Deus não vê nossos corpos como algo secundário ou irrelevante. A partir do momento em que Deus mescla o pó da terra com o sopro divino para formar Adão, a Bíblia apresenta os seres humanos como seres integrados e holísticos. Jesus veio como o Verbo que se fez carne. Ele alimentou estômagos famintos e pregou sermões. Ele curou enfermidades físicas e perdoou pecados. O Messias tratou cada parte dos seus semelhantes como algo importante.

Da mesma forma, Deus pretende que nossos corpos e espíritos estejam indissociavelmente entrelaçados. O jejum junta corpo e espírito, pneuma e soma. Com o jejum, colocamos Deus de volta no comando dos nossos desejos e pedimos que sejam melhores do que aquilo que desejamos. Pedimos humildemente que o seu reino governe nosso corpo.

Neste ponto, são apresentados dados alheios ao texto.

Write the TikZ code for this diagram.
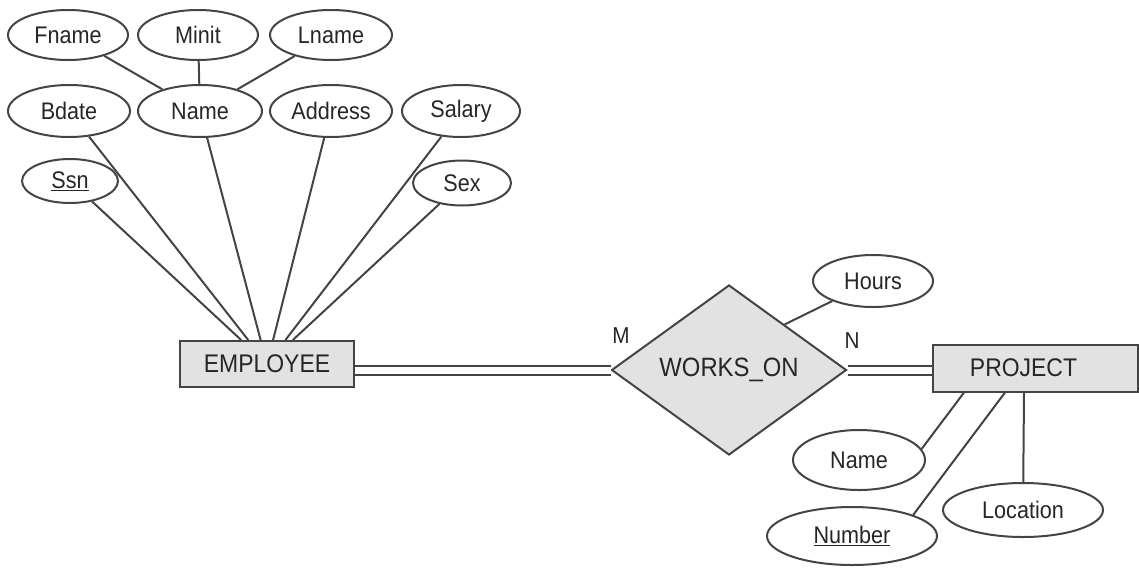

Graciosamente, ele também revela a natureza comunal de nossas atitudes e ações em relação à alimentação, e nos convida a “praticar a justiça” (Miqueias 6.8), no que diz respeito ao alimento. Deus aprecia os corpos humanos, todos feitos à sua imagem. Eles fazem parte do plano do seu reino. Ele se preocupa com a nossa alimentação: o que comemos e o que não comemos, por que e com quem. Ele se preocupa com nossa barriga e com a nossa dor — tanto com a refeição quanto com o homem faminto na calçada. E não só isso, mas a sua promessa de redenção um dia transformará tudo.

Para uma americana recém-repatriada, atônita e perdida entre tantos cereais no corredor do supermercado, tudo isso são boas novas — é o evangelho.

Jeannie Whitlock é jornalista freelancer e poetisa. Ela vive no subúrbio de Chicago e escreve sobre o sagrado na encarnação, em todas as suas diversas ramificações.